Forum OpenACS Q&A: Re: OpenACS Knoppix CD: Data needed

Collapse
Posted by Frank Bergmann on
Hi Malte,

I had the same problem to prepare demo data for Project/Open. As a solution, I've created an "Anonymizer" script to be able to "anonymized" (=replace strings with random characters) the data from a productive system. I don't know if that's of help for you. I've attached the script below.

Bests,
Frank

# /www/intranet/anonymize.tcl

ad_page_contract {
    Changes all clients, users, prices etc to allow
    to convert a productive system into a demo.
} {
    { return_url "" }
}

if {![string equal "true" [ad_parameter TestDemoDevServer "" false]]} {
    ad_return_complaint 1 "<LI>This is not a Test/Demo/Development server.<BR>
    So you probably don't want to destroy all data, right?!?<br>&nbsp;<br>
    If this IS a Test/Demo/Development server, then check '/parameters/*.ini'
    and set the TestDemoDevServer flag to 'true'."
    return
}

set user_id [ad_maybe_redirect_for_registration]

ad_proc anonymize_name { org_string } {
    Replace org string letter with random letter to
    anonymize names.
    Returns the anonymized string.
} {
    set word_list [split $org_string " "]
    set result_list [list]
    foreach word $word_list {
    lappend result_list [anonymize_word $word]
    }
    return [join $result_list " "]
}

ad_proc anonymize_email { org_email } {
    Replace the email with an anonymized version
} {
    if {[regexp {([^@]*)\@(.*)} $org_email match name domain]} {
    set name_mod [anonymize_word $name]
    set domain_mod [anonymize_word $domain]
    return "$name_mod@$domain_mod"
    } else {
    ns_log Notice "bad email: $org_email"
    return "mailto:nobody@nowhere.com";
    }
}

ad_proc anonymize_url { org_url } {
    Replace the url with an anonymized version
} {
    return [anonymize_word $org_url]
}

ad_proc anonymize_word { org_word } {
    Anonymizes a single word.
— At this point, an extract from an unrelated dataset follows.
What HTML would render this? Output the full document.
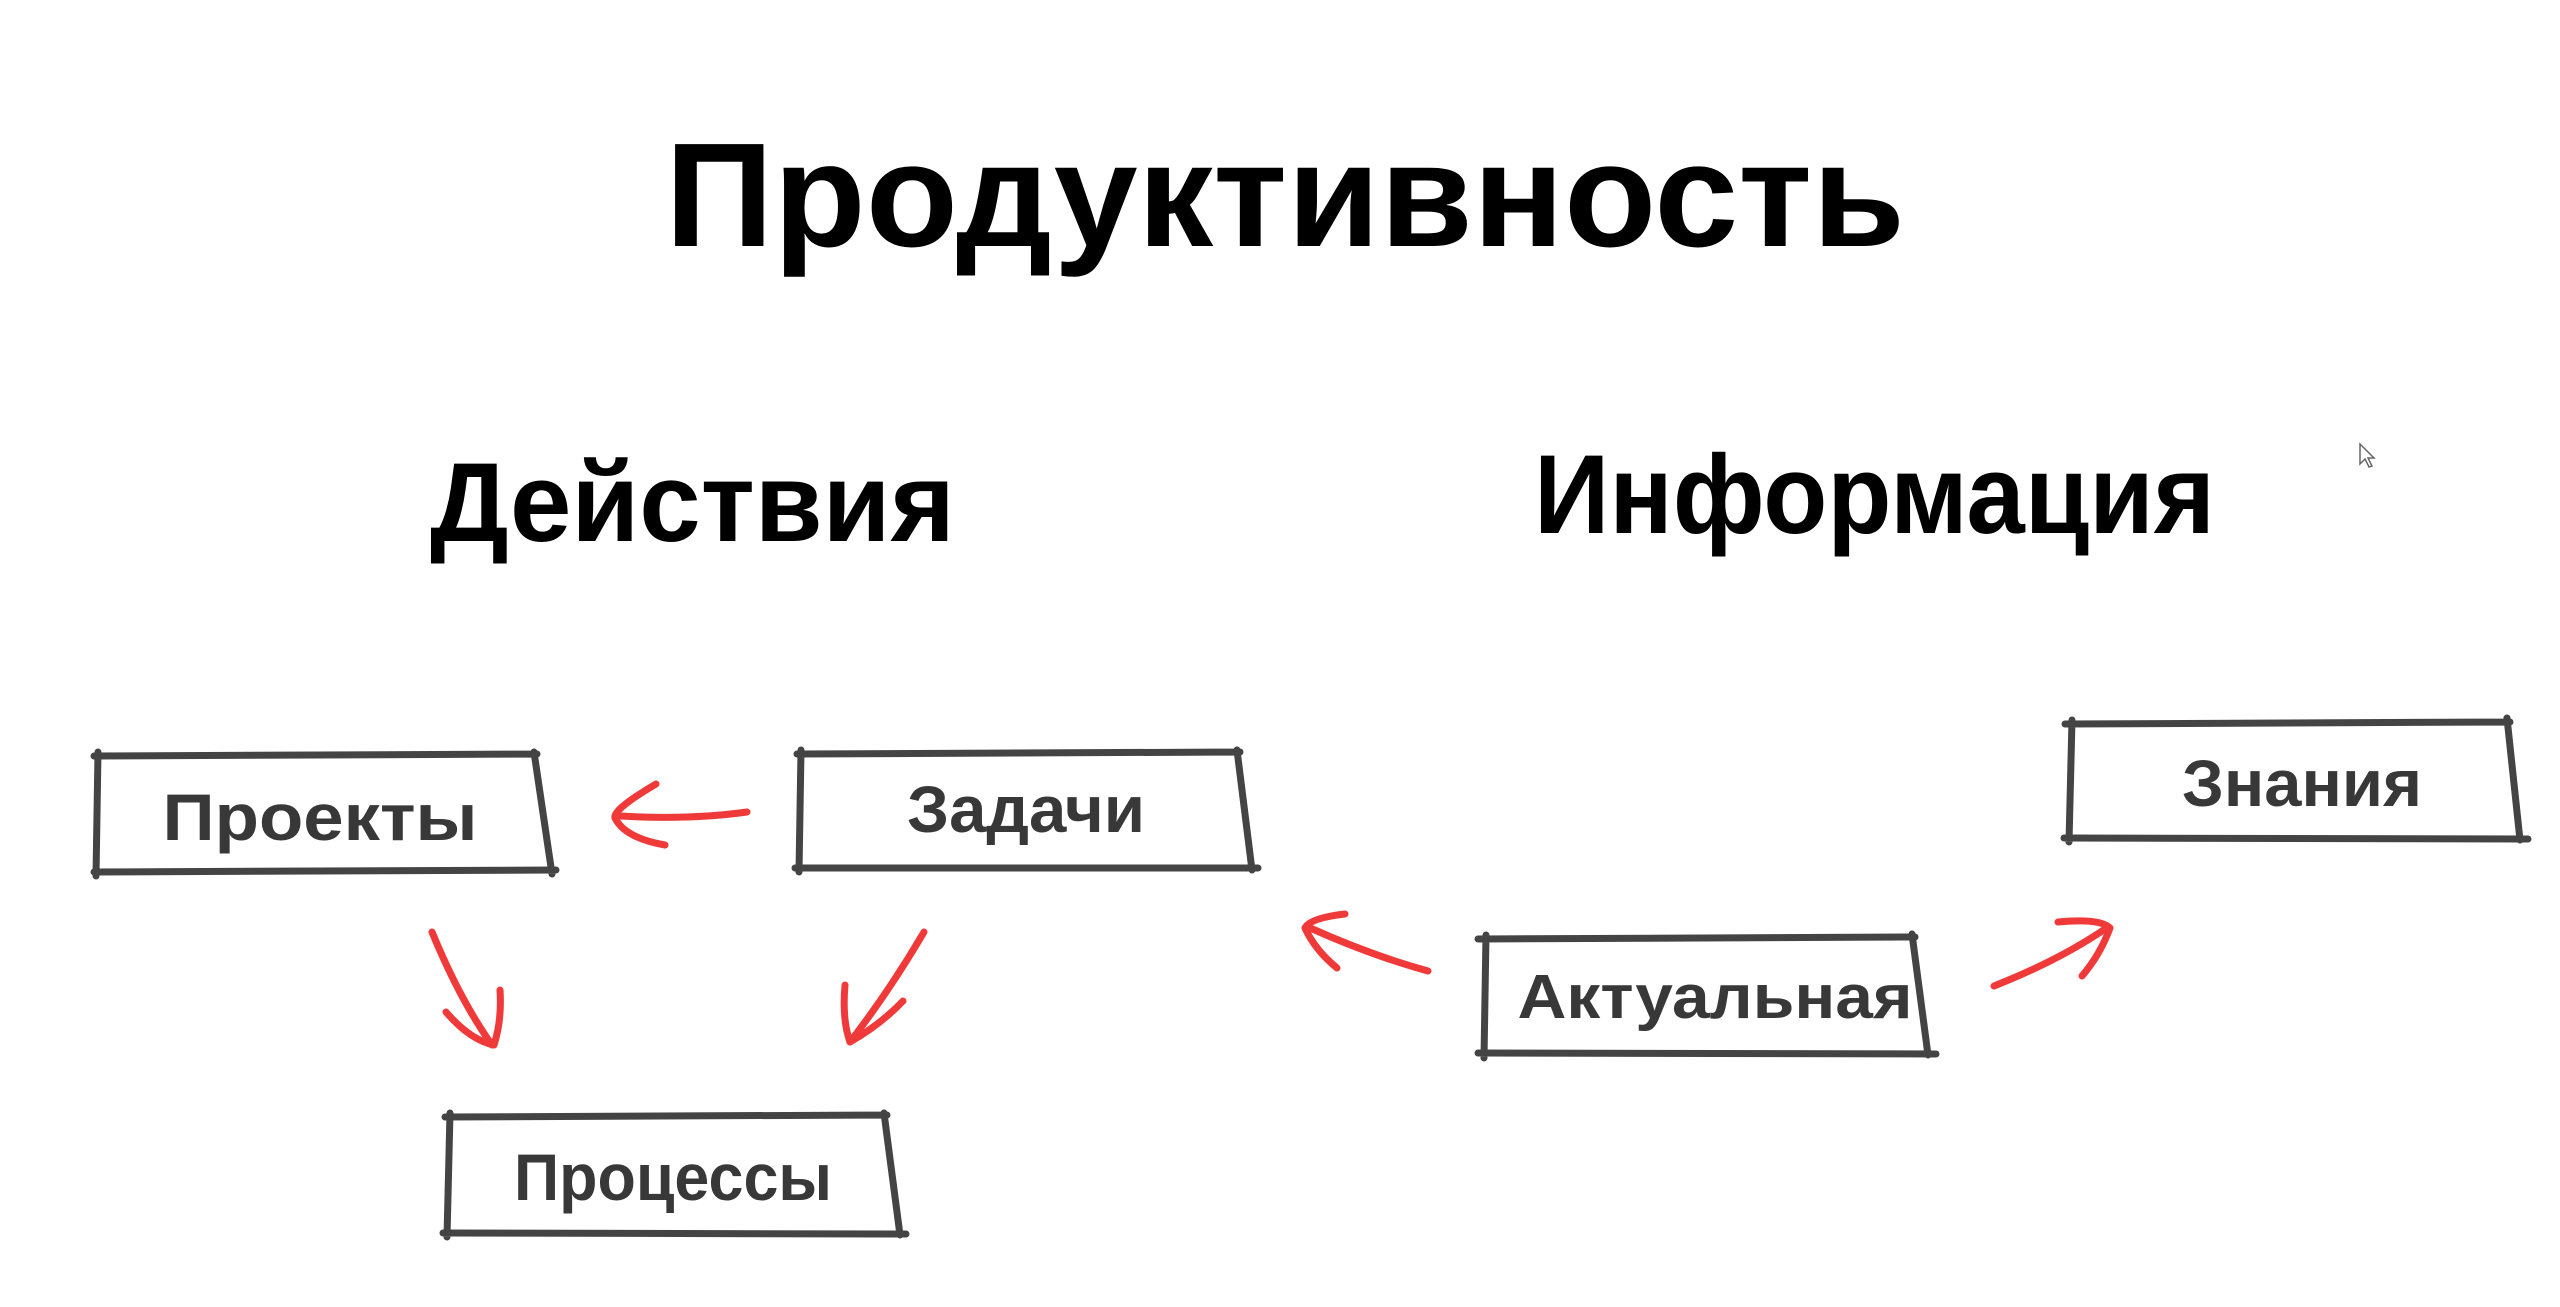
<!DOCTYPE html>
<html><head><meta charset="utf-8"><style>
html,body{margin:0;padding:0;background:#fff;width:2560px;height:1307px;overflow:hidden}
svg{display:block}
text{font-family:"Liberation Sans","DejaVu Sans",sans-serif}
</style></head><body>
<svg width="2560" height="1307" viewBox="0 0 2560 1307" xmlns="http://www.w3.org/2000/svg">
<g fill="#000" font-weight="bold">
<text x="665" y="246" font-size="148" textLength="1240" lengthAdjust="spacingAndGlyphs">Продуктивность</text>
<text x="430" y="541" font-size="112" textLength="525" lengthAdjust="spacingAndGlyphs">Действия</text>
<text x="1534" y="533" font-size="112" textLength="681" lengthAdjust="spacingAndGlyphs">Информация</text>
</g>
<g stroke="#444" stroke-width="7" stroke-linecap="round" fill="none">
<path d="M94 756 L537 754 M98 752 L96 876 M534 752 L552 874 M94 872 L556 870"/>
<path d="M797 754 L1240 752 M801 750 L799 872 M1237 750 L1252 870 M795 868 L1258 868"/>
<path d="M445 1117 L887 1115 M450 1113 L447 1237 M884 1113 L900 1235 M443 1233 L906 1234"/>
<path d="M2065 724 L2510 722 M2072 720 L2069 842 M2507 718 L2520 840 M2064 838 L2528 839"/>
<path d="M1478 939 L1915 937 M1486 935 L1484 1058 M1912 934 L1928 1055 M1478 1053 L1936 1054"/>
</g>
<g stroke="#f03a3a" stroke-width="7" stroke-linecap="round" stroke-linejoin="round" fill="none">
<path d="M747 812 Q690 820 620 816"/>
<path d="M656 784 Q612 810 615 818 Q625 838 665 845"/>
<path d="M432 932 Q460 1000 492 1045"/>
<path d="M446 1012 Q470 1040 494 1045 Q502 1020 500 990"/>
<path d="M924 932 Q890 990 850 1042"/>
<path d="M845 985 Q842 1020 850 1042 Q880 1025 903 1001"/>
<path d="M1428 971 Q1370 955 1308 927"/>
<path d="M1345 914 Q1310 918 1305 928 Q1315 950 1337 968"/>
<path d="M1994 986 Q2060 960 2108 927"/>
<path d="M2058 922 Q2100 918 2110 928 Q2100 955 2082 976"/>
</g>
<g fill="#383838" font-weight="bold">
<text x="320" y="840" font-size="66" text-anchor="middle" textLength="315" lengthAdjust="spacingAndGlyphs">Проекты</text>
<text x="1026" y="832" font-size="66" text-anchor="middle" textLength="238" lengthAdjust="spacingAndGlyphs">Задачи</text>
<text x="673" y="1200" font-size="66" text-anchor="middle" textLength="318" lengthAdjust="spacingAndGlyphs">Процессы</text>
<text x="2302" y="806" font-size="66" text-anchor="middle" textLength="240" lengthAdjust="spacingAndGlyphs">Знания</text>
<text x="1715" y="1018" font-size="62" text-anchor="middle" textLength="395" lengthAdjust="spacingAndGlyphs">Актуальная</text>
</g>
<path d="M2360 444 L2360 464 L2365 459 L2369 467 L2372 466 L2368 458 L2374 458 Z" fill="#fff" stroke="#666" stroke-width="1.5"/>
</svg>
</body></html>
This allows to
    preserve "Inc.", "S.L." etc
} {
    set len [string length $org_word]
    set result ""
    for {set i 0} {$i < $len} {incr i} {
    set org_char [string range $org_word $i $i]
    set anon_char [anonymize_char $org_char]
    set result "$result$anon_char"
    }
#    ns_log Notice "anonymize_word: $org_word => $result"
    return $result
}

ad_proc anonymize_char { org_char } {
    Anonymizes a single character
} {
    # 0123456789 -> 0123456789
    # aeiouy -> aeiouy
    # bdgkpqt -> bdgkpqt
    # cjsxz -> cjsxz
    # mn -> mn
    # fvw -> fvw
    # h -> {}
    # lr -> lr

    set pos [string last $org_char "ABCDEFGHIJKLMNOPQRSTUVWXYZ"]
    if {$pos >= 0} {
    set org_char [string range "abcdefghijklmnopqrstuvwxyz" $pos $pos]
    }

    set res $org_char
    if {[string last $org_char {'"}]>=0} {set res ""}
    if {[string last $org_char "0123456789"]>=0} {set res [pick_char "0123456789"]}
    if {[string last $org_char "aeiouy"]>=0} {set res [pick_char "aeiouy"]}
    if {[string last $org_char "bdgkpqt"]>=0} {set res [pick_char "bdgkpqt"]}
    if {[string last $org_char "cjsxz"]>=0} {set res [pick_char "cjsxz"]}
    if {[string last $org_char "mn"]>=0} {set res [pick_char "mn"]}
    if {[string last $org_char "fvw"]>=0} {set res [pick_char "fvw"]}
    if {[string last $org_char "lr"]>=0} {set res [pick_char "lr"]}

    if {$pos >= 0} {
    set pos [string last $res "abcdefghijklmnopqrstuvwxyz"]
    set res [string range "ABCDEFGHIJKLMNOPQRSTUVWXYZ" $pos $pos]
    }

    return $res
}

ad_proc pick_char { char_set } {
    Picks a random char from char_set
} {
    set len [string length $char_set]
    set pos [expr round(1000*rand()) % $len]
    set result [string range $char_set $pos $pos]
    return $result
}

# ---------------------- im_projects -------------------------------

set im_projects_sql "
select
    group_id,
    description,
    note,
    customer_project_nr,
    final_customer
from
    im_projects"

db_foreach im_projects_select $im_projects_sql {

    set im_projects_update_sql "
    update im_projects set
        description='[anonymize_name $description]',
        note='[anonymize_name $note]',
        customer_project_nr='[anonymize_name $customer_project_nr]',
        final_customer='[anonymize_name $final_customer]'
    where group_id=:group_id"

    db_dml im_projects_update $im_projects_update_sql
}

# ---------------------- im_tasks -------------------------------

set im_tasks_sql "
select
    task_id,
    task_name,
    description
from
    im_tasks"

db_foreach im_tasks_select $im_tasks_sql {

    set im_tasks_update_sql "
    update im_tasks set
        task_name='[anonymize_name $task_name]',
        description='[anonymize_name $description]'
    where task_id=:task_id"

    db_dml im_tasks_update $im_tasks_update_sql
}

    set user_password_update_sql "
    update users
    set password='xxx'
    "

    db_dml user_password_update $user_password_update_sql

[... and so on for all tables with critical data]

if {"" != $return_url} {
    ad_return_redirect $return_url
} else {
    set page_body "<H1>Anonymize</H1>Successfully finished"
    doc_return  200 text/html [im_return_template]
}